**** PROVIDED DATA

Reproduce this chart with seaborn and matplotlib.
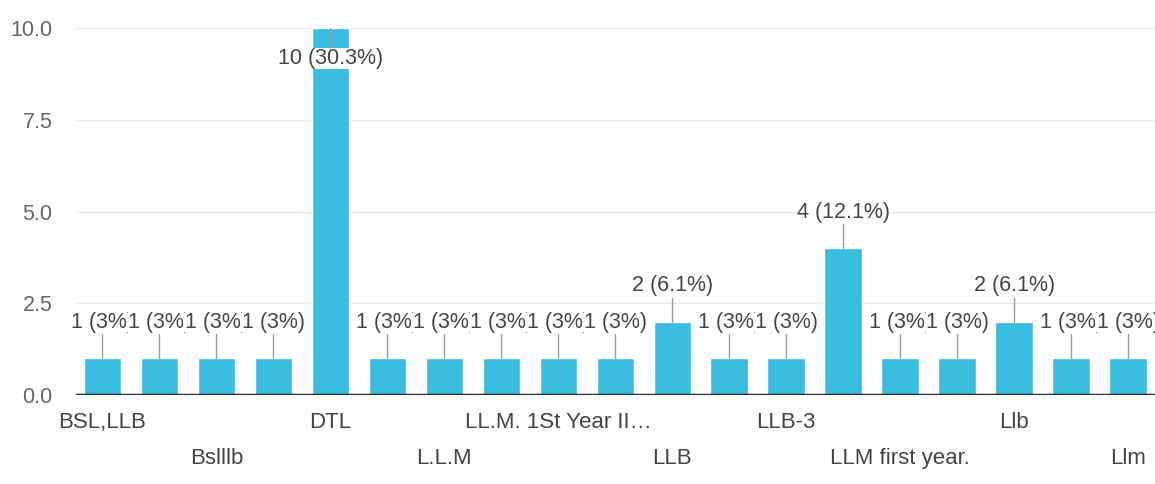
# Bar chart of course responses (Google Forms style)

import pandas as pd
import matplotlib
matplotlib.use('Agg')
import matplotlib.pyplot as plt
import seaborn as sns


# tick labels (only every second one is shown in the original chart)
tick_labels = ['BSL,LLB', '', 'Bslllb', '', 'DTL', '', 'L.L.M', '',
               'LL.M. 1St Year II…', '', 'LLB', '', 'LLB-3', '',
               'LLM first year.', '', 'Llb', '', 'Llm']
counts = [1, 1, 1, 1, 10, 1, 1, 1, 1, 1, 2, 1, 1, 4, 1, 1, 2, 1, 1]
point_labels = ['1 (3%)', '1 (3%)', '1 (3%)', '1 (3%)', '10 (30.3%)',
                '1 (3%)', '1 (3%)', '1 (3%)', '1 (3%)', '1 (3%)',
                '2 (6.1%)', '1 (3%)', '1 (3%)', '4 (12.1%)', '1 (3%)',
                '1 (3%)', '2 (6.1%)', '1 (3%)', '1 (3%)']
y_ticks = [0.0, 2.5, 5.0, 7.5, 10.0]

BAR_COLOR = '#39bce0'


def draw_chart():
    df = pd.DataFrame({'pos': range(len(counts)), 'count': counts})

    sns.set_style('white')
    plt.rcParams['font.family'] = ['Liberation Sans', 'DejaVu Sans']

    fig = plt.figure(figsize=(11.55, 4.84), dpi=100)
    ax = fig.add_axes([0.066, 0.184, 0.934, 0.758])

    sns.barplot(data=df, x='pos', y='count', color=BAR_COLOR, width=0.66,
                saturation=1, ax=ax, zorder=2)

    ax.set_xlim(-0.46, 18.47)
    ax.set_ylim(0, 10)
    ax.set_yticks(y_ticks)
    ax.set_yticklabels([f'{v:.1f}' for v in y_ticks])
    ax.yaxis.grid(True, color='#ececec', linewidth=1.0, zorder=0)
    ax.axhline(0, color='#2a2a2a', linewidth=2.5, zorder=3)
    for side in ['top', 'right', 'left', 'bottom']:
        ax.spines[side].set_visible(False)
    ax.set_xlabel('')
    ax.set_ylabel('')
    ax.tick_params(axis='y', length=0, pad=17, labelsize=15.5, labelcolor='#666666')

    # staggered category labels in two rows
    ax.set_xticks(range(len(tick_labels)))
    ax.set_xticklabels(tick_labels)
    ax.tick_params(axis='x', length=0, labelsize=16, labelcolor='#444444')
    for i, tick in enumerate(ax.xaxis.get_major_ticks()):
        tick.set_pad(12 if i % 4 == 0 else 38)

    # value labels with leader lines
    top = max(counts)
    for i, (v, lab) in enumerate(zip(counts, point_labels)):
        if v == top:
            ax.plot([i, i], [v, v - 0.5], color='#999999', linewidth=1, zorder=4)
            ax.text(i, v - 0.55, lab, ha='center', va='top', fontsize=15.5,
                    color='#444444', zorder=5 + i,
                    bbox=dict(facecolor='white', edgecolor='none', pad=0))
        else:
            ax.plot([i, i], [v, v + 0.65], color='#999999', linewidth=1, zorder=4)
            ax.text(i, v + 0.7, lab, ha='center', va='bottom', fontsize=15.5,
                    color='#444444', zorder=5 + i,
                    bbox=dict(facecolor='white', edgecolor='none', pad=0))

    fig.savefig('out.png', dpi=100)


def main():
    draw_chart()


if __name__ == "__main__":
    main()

********

■ WRITTEN EXERCISE: Pull out and copy each line containing the string "matplotlib".

■ EXPECTED OUTPUT:
Reproduce this chart with seaborn and matplotlib.
import matplotlib
matplotlib.use('Agg')
import matplotlib.pyplot as plt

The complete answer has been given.